- **Exercise brief**
Retype nothing but the lines from the start of the material up to and including the line with "import plotly.graph_objects as go". Pictures don't belong in the copy.

- **Data extract**
┄┄┄┄┄┄

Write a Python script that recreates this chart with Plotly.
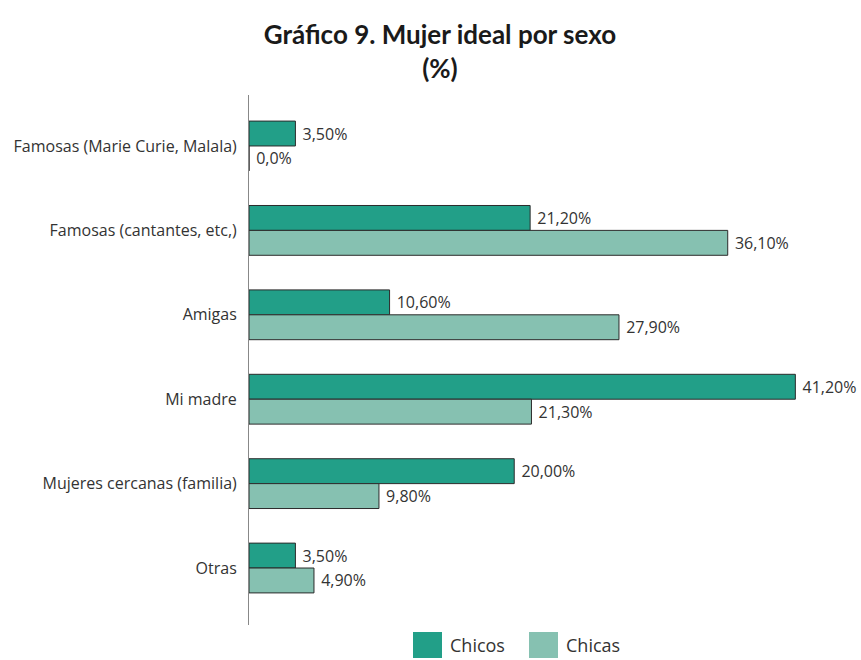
import plotly.graph_objects as go

categories = ["Famosas (Marie Curie, Malala)", "Famosas (cantantes, etc,)", "Amigas",
              "Mi madre", "Mujeres cercanas (familia)", "Otras"]
chicos = [3.5, 21.2, 10.6, 41.2, 20.0, 3.5]
chicas = [0.0, 36.1, 27.9, 21.3, 9.8, 4.9]
chicos_labels = ["3,50%", "21,20%", "10,60%", "41,20%", "20,00%", "3,50%"]
chicas_labels = ["0,0%", "36,10%", "27,90%", "21,30%", "9,80%", "4,90%"]
series_names = ["Chicos", "Chicas"]
colors = ["#229f88", "#86c1b1"]

FONT = "'Open Sans', 'Noto Sans', sans-serif"
TFONT = "Lato, 'Open Sans', sans-serif"

fig = go.Figure()
for name, vals, labels, col in zip(series_names, [chicos, chicas],
                                   [chicos_labels, chicas_labels], colors):
    fig.add_trace(go.Bar(
        y=categories, x=vals, name=name, orientation="h",
        marker=dict(color=col, line=dict(color="#2b2b2b", width=1)),
        text=labels, texttemplate=" %{text}", textposition="outside",
        cliponaxis=False,
        textfont=dict(family=FONT, size=16, color="#333333"),
        showlegend=False, hoverinfo="x+y",
    ))

# legend drawn manually (large swatches)
legend_items = [(413, 442, 448), (529, 558, 564)]
shapes = []
annotations = []
for (x0, x1, tx), name, col in zip(legend_items, series_names, colors):
    shapes.append(dict(type="rect", xref="paper", yref="paper",
                       x0=(x0 - 249) / 610, x1=(x1 - 249) / 610,
                       y0=-(632 - 625) / 530, y1=-(658 - 625) / 530,
                       fillcolor=col, line=dict(width=0)))
    annotations.append(dict(xref="paper", yref="paper", x=(tx - 249) / 610,
                            y=-(645 - 625) / 530, xanchor="left", yanchor="middle",
                            text=name, showarrow=False,
                            font=dict(family=FONT, size=18, color="#333333")))

fig.update_layout(
    width=861, height=660,
    margin=dict(l=249, r=2, t=95, b=35, autoexpand=False),
    paper_bgcolor="white", plot_bgcolor="white",
    barmode="group", bargap=0.41, bargroupgap=0,
    title=dict(text="<b>Gráfico 9. Mujer ideal por sexo<br>(%)</b>",
               x=0.511, xanchor="center", y=0.933, yanchor="top",
               font=dict(family=TFONT, size=26, color="#1a1a1a")),
    xaxis=dict(range=[0, 46], visible=False, showgrid=False, zeroline=False,
               automargin=False),
    yaxis=dict(categoryorder="array", categoryarray=categories,
               range=[5.675, -0.604], showline=True, linecolor="#888888",
               linewidth=1, ticks="", showgrid=False, ticklabelstandoff=8,
               automargin=False,
               tickfont=dict(family=FONT, size=16, color="#333333")),
    shapes=shapes, annotations=annotations,
)

fig.write_html("out.html", config={"displayModeBar": False},
               post_script="document.body.style.margin='0';")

┄┄┄┄┄┄

- **Answer for this exercise**
Write a Python script that recreates this chart with Plotly.
import plotly.graph_objects as go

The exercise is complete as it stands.